From the line with "Give me the" to the line with "Chart.register(...registerables);", both included, repeat each line exactly and leave out the pictures.

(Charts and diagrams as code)
───

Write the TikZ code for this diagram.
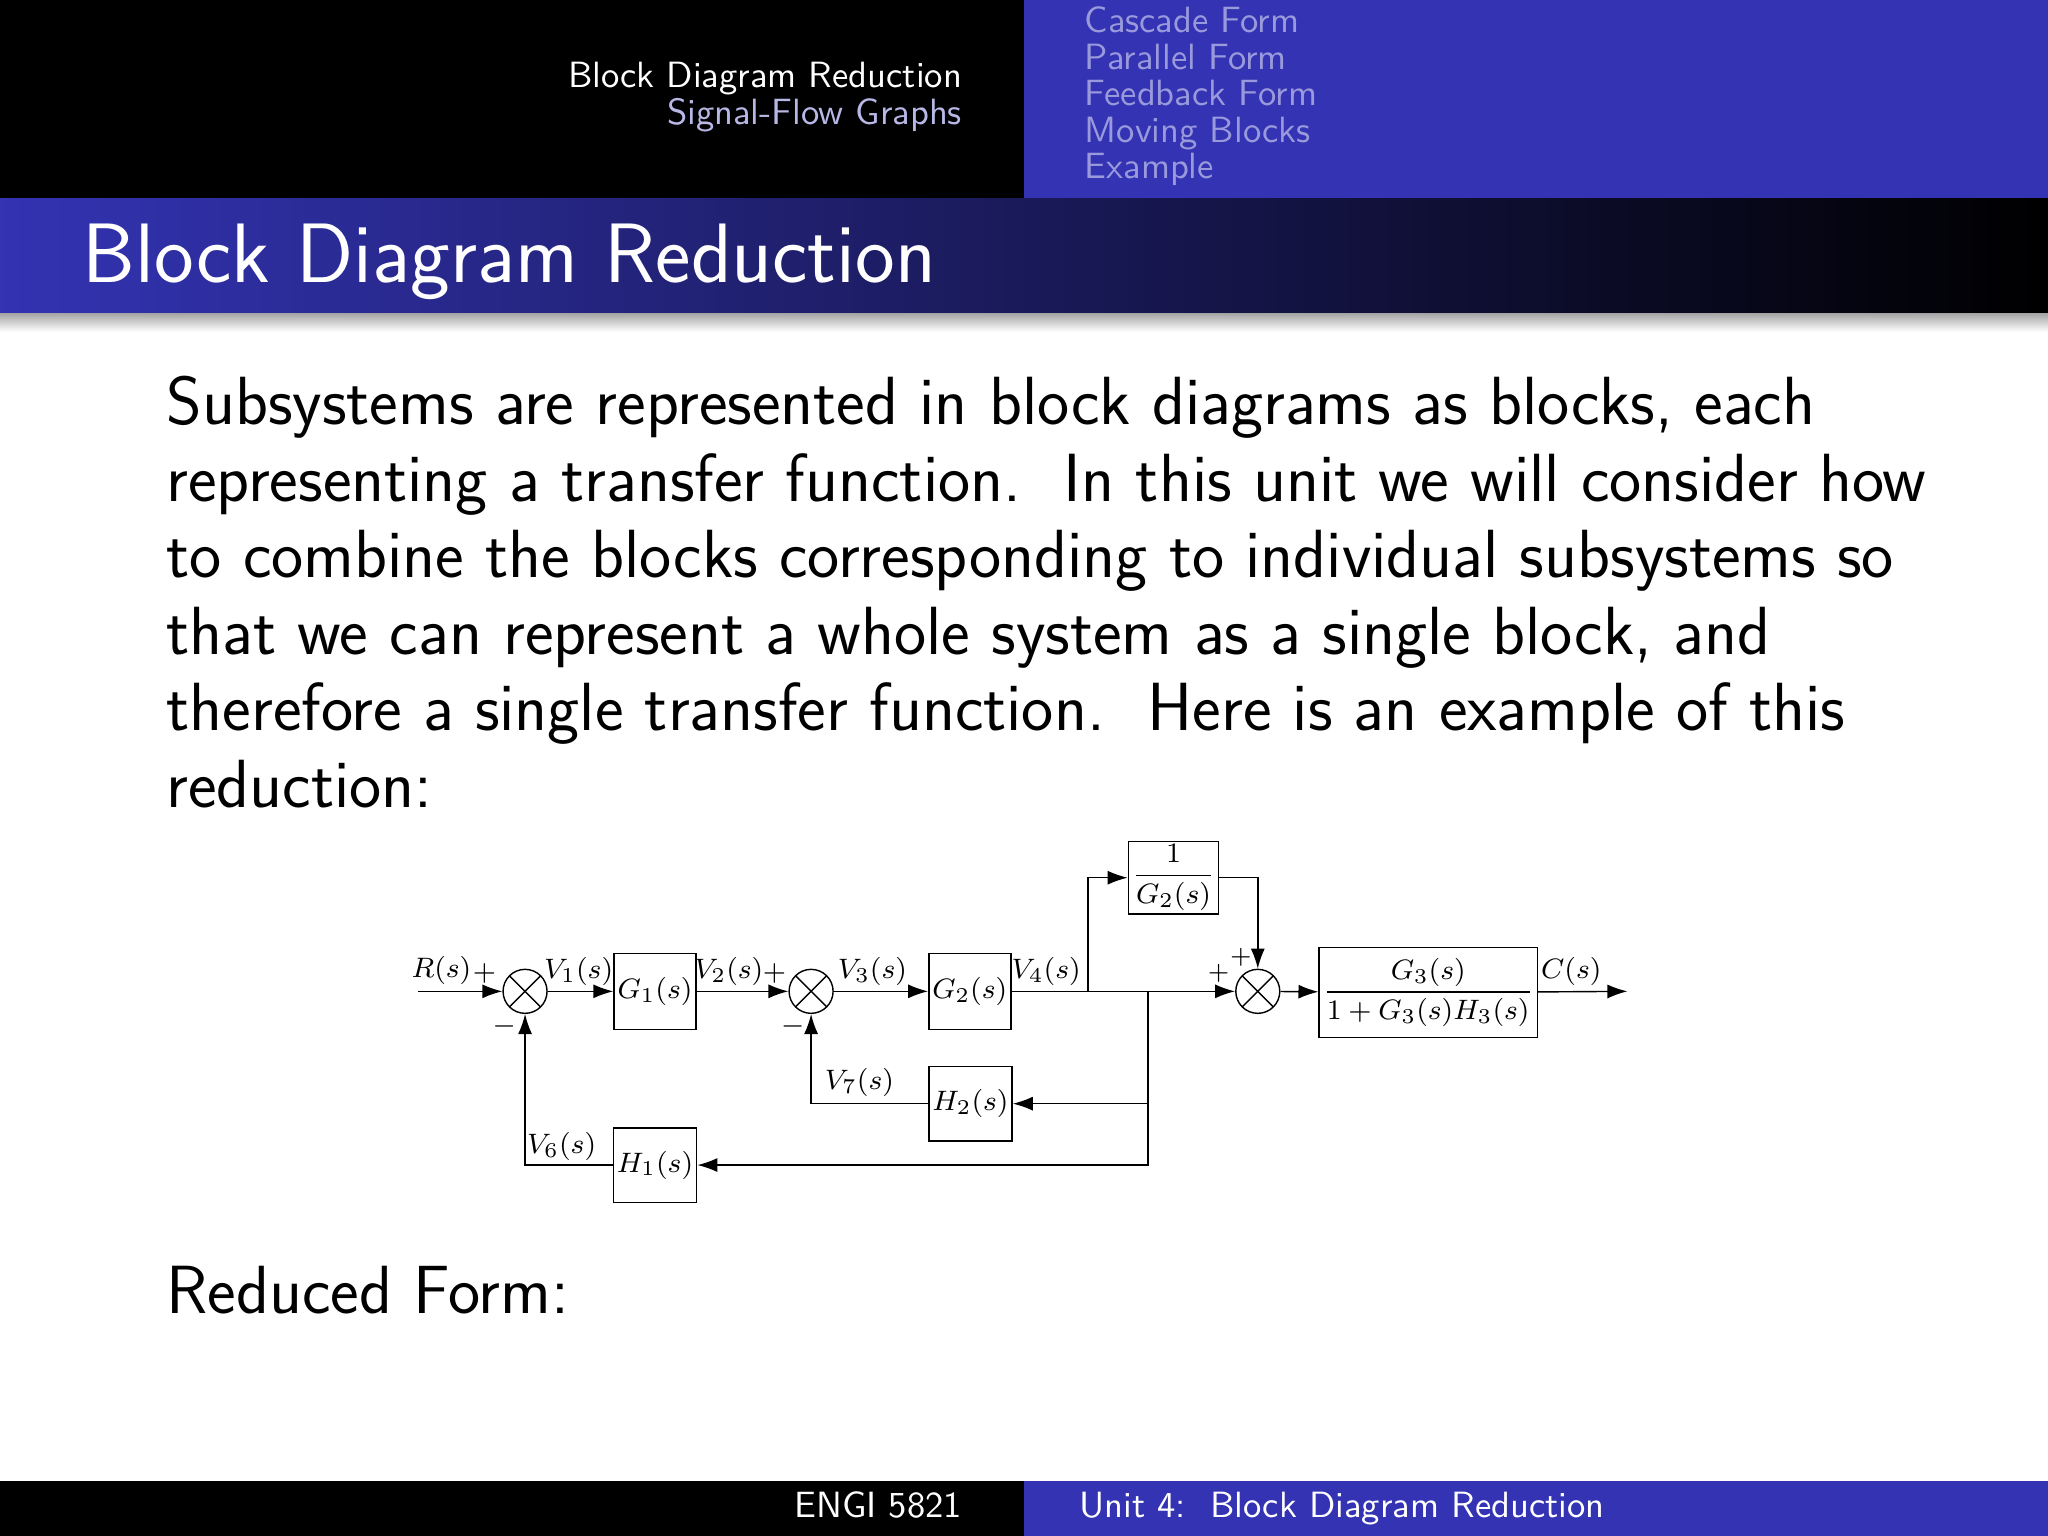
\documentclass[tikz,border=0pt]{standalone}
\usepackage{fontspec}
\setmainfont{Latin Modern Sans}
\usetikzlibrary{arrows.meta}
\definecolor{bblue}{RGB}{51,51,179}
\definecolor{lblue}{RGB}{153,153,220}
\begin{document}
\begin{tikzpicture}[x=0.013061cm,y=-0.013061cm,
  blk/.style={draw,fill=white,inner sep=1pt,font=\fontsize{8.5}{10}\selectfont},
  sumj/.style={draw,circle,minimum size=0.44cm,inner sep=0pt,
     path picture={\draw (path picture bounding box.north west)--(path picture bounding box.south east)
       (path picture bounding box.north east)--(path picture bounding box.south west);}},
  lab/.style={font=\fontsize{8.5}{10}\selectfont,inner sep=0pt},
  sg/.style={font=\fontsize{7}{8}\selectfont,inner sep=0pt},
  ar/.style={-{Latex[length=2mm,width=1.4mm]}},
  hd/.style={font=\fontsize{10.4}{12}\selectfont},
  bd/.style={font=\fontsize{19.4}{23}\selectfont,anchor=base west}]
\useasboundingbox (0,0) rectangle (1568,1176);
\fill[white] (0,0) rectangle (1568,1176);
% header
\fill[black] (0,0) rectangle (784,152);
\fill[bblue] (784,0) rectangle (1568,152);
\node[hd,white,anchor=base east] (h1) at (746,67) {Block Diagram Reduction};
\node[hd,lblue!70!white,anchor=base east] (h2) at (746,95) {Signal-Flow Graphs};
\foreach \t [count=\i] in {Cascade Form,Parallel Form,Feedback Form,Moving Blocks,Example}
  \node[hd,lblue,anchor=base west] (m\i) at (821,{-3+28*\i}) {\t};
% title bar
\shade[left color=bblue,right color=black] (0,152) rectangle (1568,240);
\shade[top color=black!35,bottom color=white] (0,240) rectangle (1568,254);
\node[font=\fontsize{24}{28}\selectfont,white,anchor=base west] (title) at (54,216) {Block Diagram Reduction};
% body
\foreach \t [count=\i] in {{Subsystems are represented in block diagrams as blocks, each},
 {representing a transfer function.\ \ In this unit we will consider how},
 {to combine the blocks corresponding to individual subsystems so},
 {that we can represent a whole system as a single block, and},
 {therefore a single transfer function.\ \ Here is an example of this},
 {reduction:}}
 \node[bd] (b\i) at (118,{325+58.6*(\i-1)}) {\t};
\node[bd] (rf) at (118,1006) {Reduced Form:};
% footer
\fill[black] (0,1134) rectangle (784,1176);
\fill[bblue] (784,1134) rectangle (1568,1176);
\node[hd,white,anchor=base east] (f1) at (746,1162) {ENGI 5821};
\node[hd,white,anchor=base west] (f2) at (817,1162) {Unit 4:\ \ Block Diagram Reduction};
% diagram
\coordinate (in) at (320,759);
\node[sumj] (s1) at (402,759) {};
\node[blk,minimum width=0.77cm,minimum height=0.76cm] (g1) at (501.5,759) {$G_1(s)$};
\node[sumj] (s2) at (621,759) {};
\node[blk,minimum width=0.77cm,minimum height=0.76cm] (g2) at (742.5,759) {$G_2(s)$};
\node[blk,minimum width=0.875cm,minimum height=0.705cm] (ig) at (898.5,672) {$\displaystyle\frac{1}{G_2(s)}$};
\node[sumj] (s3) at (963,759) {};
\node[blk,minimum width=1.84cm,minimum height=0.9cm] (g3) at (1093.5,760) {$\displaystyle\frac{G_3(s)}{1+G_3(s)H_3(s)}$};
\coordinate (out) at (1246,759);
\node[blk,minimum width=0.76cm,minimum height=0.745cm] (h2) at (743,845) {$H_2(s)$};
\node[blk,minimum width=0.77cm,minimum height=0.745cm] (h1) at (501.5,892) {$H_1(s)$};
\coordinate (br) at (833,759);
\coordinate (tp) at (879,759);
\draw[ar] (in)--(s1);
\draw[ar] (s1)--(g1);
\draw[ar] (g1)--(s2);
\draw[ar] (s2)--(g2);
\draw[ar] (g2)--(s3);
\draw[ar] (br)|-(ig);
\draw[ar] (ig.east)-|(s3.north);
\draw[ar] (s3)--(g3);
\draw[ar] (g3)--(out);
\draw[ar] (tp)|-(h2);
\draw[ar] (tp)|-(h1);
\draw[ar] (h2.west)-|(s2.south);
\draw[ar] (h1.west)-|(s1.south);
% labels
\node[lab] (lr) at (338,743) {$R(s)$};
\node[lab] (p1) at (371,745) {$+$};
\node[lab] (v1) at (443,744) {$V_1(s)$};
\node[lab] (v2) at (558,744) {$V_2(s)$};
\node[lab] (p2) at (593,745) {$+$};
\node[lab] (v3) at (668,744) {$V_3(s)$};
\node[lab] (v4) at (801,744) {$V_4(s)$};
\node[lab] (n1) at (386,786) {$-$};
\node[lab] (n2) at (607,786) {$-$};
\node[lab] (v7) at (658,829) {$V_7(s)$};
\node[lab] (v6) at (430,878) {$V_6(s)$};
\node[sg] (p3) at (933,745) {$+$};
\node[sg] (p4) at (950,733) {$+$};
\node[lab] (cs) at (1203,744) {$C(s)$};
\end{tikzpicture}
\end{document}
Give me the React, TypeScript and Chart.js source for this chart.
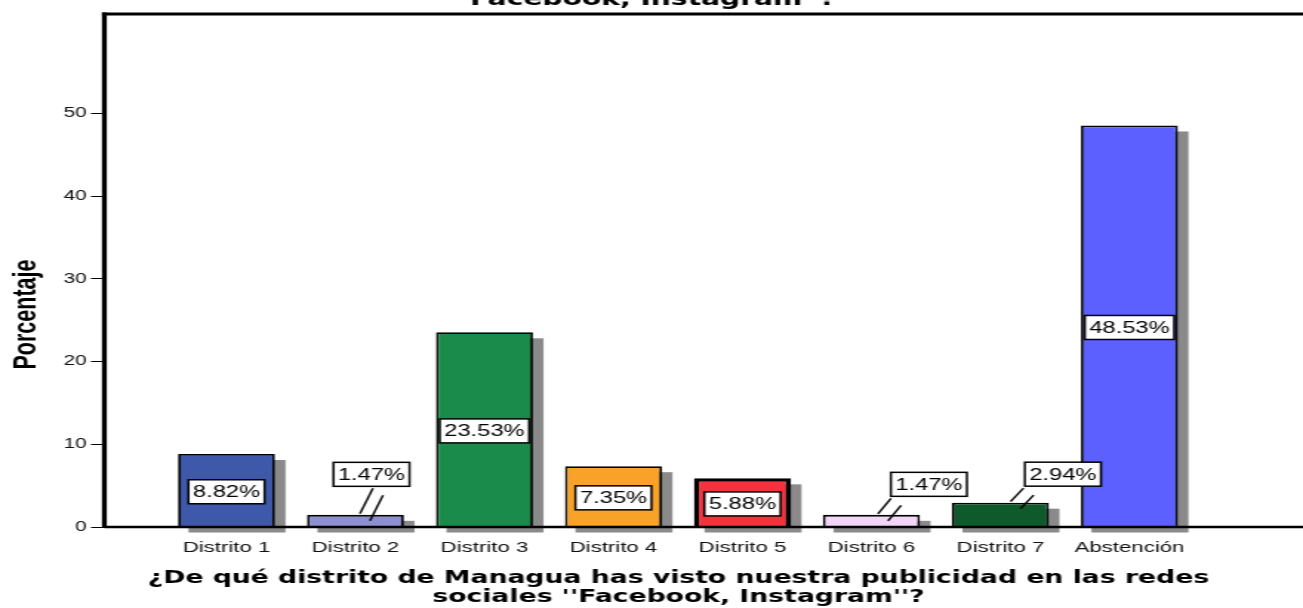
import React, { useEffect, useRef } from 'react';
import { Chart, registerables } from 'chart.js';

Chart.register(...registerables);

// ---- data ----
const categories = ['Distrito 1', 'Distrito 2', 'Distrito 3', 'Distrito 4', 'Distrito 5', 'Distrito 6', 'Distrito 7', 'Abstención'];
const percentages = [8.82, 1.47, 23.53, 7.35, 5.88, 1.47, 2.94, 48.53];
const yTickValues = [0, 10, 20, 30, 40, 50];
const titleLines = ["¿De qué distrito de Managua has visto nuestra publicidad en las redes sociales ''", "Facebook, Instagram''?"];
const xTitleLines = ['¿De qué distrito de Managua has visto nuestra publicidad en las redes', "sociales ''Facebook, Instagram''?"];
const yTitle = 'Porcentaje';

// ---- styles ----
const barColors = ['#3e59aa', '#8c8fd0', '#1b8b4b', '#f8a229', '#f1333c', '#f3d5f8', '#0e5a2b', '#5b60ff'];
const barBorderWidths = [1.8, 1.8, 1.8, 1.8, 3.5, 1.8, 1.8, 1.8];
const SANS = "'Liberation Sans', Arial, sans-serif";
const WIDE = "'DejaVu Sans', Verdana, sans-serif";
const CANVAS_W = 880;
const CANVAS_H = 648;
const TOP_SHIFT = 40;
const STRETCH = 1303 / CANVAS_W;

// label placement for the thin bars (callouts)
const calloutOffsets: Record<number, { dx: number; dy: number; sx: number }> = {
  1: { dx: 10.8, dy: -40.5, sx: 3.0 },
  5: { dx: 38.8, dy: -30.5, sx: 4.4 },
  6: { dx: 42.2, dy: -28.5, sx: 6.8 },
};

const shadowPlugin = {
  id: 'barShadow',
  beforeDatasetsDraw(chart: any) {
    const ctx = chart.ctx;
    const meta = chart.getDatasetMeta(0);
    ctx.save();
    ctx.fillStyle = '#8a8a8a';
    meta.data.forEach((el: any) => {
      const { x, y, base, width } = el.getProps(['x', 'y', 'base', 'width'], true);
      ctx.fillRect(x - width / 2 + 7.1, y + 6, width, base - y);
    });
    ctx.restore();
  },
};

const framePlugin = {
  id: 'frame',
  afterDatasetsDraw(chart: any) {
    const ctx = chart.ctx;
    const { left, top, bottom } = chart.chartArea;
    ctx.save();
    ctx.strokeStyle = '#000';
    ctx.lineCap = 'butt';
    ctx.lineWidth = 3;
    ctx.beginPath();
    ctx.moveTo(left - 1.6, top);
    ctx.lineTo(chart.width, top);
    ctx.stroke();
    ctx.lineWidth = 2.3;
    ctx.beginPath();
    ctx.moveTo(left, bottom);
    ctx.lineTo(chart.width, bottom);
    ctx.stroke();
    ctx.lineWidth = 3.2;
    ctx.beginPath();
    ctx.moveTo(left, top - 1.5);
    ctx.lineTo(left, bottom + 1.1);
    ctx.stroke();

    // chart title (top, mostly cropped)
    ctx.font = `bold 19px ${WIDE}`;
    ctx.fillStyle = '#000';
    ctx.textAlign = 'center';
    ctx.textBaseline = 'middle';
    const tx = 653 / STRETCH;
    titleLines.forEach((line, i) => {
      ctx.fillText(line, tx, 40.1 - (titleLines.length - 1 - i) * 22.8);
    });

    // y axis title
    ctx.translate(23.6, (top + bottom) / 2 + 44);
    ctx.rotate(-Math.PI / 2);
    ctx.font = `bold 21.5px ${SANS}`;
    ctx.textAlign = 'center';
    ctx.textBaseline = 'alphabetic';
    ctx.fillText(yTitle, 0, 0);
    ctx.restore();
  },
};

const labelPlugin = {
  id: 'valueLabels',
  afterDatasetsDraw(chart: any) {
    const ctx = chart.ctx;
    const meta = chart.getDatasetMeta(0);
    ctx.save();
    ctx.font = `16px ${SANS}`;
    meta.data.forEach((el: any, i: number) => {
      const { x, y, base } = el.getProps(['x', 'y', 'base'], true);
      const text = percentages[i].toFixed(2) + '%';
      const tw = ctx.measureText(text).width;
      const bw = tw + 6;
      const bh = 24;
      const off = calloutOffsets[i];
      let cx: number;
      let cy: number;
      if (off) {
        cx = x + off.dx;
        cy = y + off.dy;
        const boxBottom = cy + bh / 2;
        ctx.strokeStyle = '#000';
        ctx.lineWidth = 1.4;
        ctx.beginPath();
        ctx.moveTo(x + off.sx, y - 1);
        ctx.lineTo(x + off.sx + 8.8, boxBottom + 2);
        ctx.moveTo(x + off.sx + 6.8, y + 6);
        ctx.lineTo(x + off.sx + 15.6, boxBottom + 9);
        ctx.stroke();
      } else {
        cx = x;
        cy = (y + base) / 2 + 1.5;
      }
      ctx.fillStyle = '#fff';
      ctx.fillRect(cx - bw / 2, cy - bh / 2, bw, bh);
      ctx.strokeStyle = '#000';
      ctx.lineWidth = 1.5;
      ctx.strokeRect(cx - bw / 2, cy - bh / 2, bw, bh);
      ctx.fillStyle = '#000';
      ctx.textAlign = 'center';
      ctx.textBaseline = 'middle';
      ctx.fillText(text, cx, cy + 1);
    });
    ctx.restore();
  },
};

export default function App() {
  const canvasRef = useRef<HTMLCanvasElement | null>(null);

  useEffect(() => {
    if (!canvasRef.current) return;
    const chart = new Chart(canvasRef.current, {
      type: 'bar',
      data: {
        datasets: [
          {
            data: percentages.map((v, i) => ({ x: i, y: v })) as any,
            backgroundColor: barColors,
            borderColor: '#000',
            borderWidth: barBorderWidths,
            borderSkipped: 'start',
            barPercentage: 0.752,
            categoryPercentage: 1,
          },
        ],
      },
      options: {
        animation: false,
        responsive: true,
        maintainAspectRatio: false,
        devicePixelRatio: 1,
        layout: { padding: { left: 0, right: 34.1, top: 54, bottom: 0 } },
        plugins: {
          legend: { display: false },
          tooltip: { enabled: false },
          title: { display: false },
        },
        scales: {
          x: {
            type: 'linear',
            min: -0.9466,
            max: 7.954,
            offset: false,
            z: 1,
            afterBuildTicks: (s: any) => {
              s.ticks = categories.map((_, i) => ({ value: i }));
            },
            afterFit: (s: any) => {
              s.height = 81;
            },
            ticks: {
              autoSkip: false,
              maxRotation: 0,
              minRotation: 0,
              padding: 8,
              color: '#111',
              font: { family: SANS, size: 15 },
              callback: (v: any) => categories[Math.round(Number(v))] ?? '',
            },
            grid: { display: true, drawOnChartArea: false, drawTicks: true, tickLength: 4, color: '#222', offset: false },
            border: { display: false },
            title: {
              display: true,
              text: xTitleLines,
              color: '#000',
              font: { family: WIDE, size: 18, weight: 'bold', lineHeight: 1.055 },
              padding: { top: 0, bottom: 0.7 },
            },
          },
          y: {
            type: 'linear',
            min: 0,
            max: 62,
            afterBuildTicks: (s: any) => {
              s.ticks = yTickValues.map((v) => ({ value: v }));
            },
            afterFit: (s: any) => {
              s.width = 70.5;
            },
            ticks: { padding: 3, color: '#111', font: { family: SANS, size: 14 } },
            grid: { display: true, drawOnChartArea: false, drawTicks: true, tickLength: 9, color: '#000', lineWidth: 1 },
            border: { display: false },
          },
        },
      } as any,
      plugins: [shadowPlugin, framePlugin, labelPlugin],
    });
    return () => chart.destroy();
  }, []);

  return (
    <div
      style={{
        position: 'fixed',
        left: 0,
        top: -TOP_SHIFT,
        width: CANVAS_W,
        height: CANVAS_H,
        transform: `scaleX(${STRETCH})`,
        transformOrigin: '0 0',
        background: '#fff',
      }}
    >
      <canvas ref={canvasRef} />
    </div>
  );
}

───

-- RESPONSE TO THE TASK --
Give me the React, TypeScript and Chart.js source for this chart.
import React, { useEffect, useRef } from 'react';
import { Chart, registerables } from 'chart.js';

Chart.register(...registerables);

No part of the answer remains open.